* [EXERCISE DIRECTIONS]: Repeat, exactly and completely, the material that follows. Omit the pictures.

* [DATA EXTRACT]:
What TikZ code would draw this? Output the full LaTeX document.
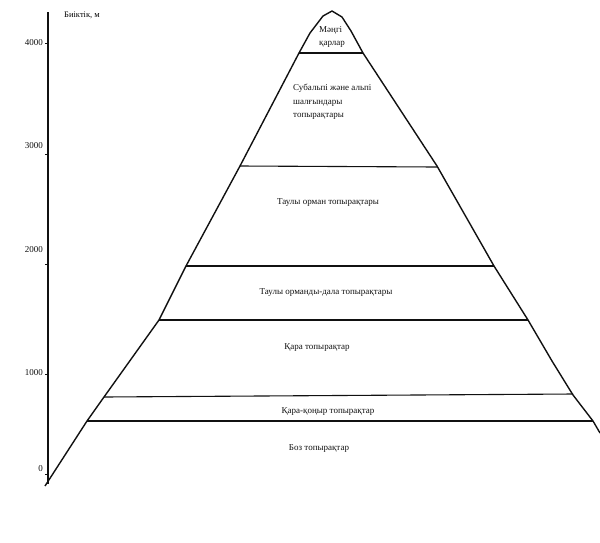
\documentclass[tikz,border=0pt]{standalone}
\usepackage{fontspec}
\setmainfont{Liberation Serif}
\usetikzlibrary{calc}
\definecolor{inkblack}{HTML}{111111}

\tikzset{
  zonelabel/.style={font=\fontsize{9}{13.5}\selectfont, text=inkblack, inner sep=0pt},
  ticklabel/.style={font=\fontsize{9}{10}\selectfont, text=inkblack, anchor=east, inner sep=0pt},
  zoneline/.style={line width=1.1pt, inkblack}
}

\begin{document}
\begin{tikzpicture}[x=1pt, y=-1pt]
          \useasboundingbox (0,0) rectangle (600,542);

          % Eje de altura
          \draw[line width=1.3pt, inkblack] (48,12) -- (48,484);
          \node[font=\fontsize{8.5}{10}\selectfont, anchor=west, inner sep=0pt] (axislabel) at (64,15) {Биіктік, м};
          \foreach \h/\yy/\ly in {4000/43/43, 3000/154/146, 2000/264/250, 1000/374/373, 0/474/469}
            {
              \draw[line width=0.8pt, inkblack] (45,\yy) -- (48,\yy);
              \node[ticklabel] (tick\h) at (43,\ly) {\h};
            }

          % Silueta de la montaña
          \draw[line width=1.4pt, inkblack, line join=round]
            (45,486) -- (87,421) -- (104,397) -- (159,320) -- (186,266)
            -- (240,166) -- (299,53) -- (310,33) -- (323,16) -- (332,11) -- (342,17)
            -- (351,31) -- (363,53) -- (437,166) -- (494,266) -- (528,320)
            -- (552,361) -- (573,395) -- (593,421) -- (600,433);

          % Límites entre zonas
          \draw[zoneline] (299,53) -- (363,53);
          \draw[zoneline] (240,166) -- (437,167);
          \draw[zoneline] (186,266) -- (494,266);
          \draw[zoneline] (159,320) -- (528,320);
          \draw[zoneline] (104,397) -- (573,394);
          \draw[zoneline] (87,421) -- (593,421);

          % Zonas de suelo
          \node[zonelabel, align=left, anchor=north west] (snow) at (319,26) {Мәңгі\\қарлар};
          \node[zonelabel, align=left, anchor=north west] (alpine) at (293,84) {Субальпі және альпі\\шалғындары\\топырақтары};
          \node[zonelabel] (forest) at (328,203) {Таулы орман топырақтары};
          \node[zonelabel] (steppe) at (326,293) {Таулы орманды-дала топырақтары};
          \node[zonelabel] (chernozem) at (317,348) {Қара топырақтар};
          \node[zonelabel] (chestnut) at (328,412) {Қара-қоңыр топырақтар};
          \node[zonelabel] (sierozem) at (319,449) {Боз топырақтар};
        \end{tikzpicture}
\end{document}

* [WRITTEN ANSWER]:
What TikZ code would draw this? Output the full LaTeX document.
\documentclass[tikz,border=0pt]{standalone}
\usepackage{fontspec}
\setmainfont{Liberation Serif}
\usetikzlibrary{calc}
\definecolor{inkblack}{HTML}{111111}

\tikzset{
  zonelabel/.style={font=\fontsize{9}{13.5}\selectfont, text=inkblack, inner sep=0pt},
  ticklabel/.style={font=\fontsize{9}{10}\selectfont, text=inkblack, anchor=east, inner sep=0pt},
  zoneline/.style={line width=1.1pt, inkblack}
}

\begin{document}
\begin{tikzpicture}[x=1pt, y=-1pt]
          \useasboundingbox (0,0) rectangle (600,542);

          % Eje de altura
          \draw[line width=1.3pt, inkblack] (48,12) -- (48,484);
          \node[font=\fontsize{8.5}{10}\selectfont, anchor=west, inner sep=0pt] (axislabel) at (64,15) {Биіктік, м};
          \foreach \h/\yy/\ly in {4000/43/43, 3000/154/146, 2000/264/250, 1000/374/373, 0/474/469}
            {
              \draw[line width=0.8pt, inkblack] (45,\yy) -- (48,\yy);
              \node[ticklabel] (tick\h) at (43,\ly) {\h};
            }

          % Silueta de la montaña
          \draw[line width=1.4pt, inkblack, line join=round]
            (45,486) -- (87,421) -- (104,397) -- (159,320) -- (186,266)
            -- (240,166) -- (299,53) -- (310,33) -- (323,16) -- (332,11) -- (342,17)
            -- (351,31) -- (363,53) -- (437,166) -- (494,266) -- (528,320)
            -- (552,361) -- (573,395) -- (593,421) -- (600,433);

          % Límites entre zonas
          \draw[zoneline] (299,53) -- (363,53);
          \draw[zoneline] (240,166) -- (437,167);
          \draw[zoneline] (186,266) -- (494,266);
          \draw[zoneline] (159,320) -- (528,320);
          \draw[zoneline] (104,397) -- (573,394);
          \draw[zoneline] (87,421) -- (593,421);

          % Zonas de suelo
          \node[zonelabel, align=left, anchor=north west] (snow) at (319,26) {Мәңгі\\қарлар};
          \node[zonelabel, align=left, anchor=north west] (alpine) at (293,84) {Субальпі және альпі\\шалғындары\\топырақтары};
          \node[zonelabel] (forest) at (328,203) {Таулы орман топырақтары};
          \node[zonelabel] (steppe) at (326,293) {Таулы орманды-дала топырақтары};
          \node[zonelabel] (chernozem) at (317,348) {Қара топырақтар};
          \node[zonelabel] (chestnut) at (328,412) {Қара-қоңыр топырақтар};
          \node[zonelabel] (sierozem) at (319,449) {Боз топырақтар};
        \end{tikzpicture}
\end{document}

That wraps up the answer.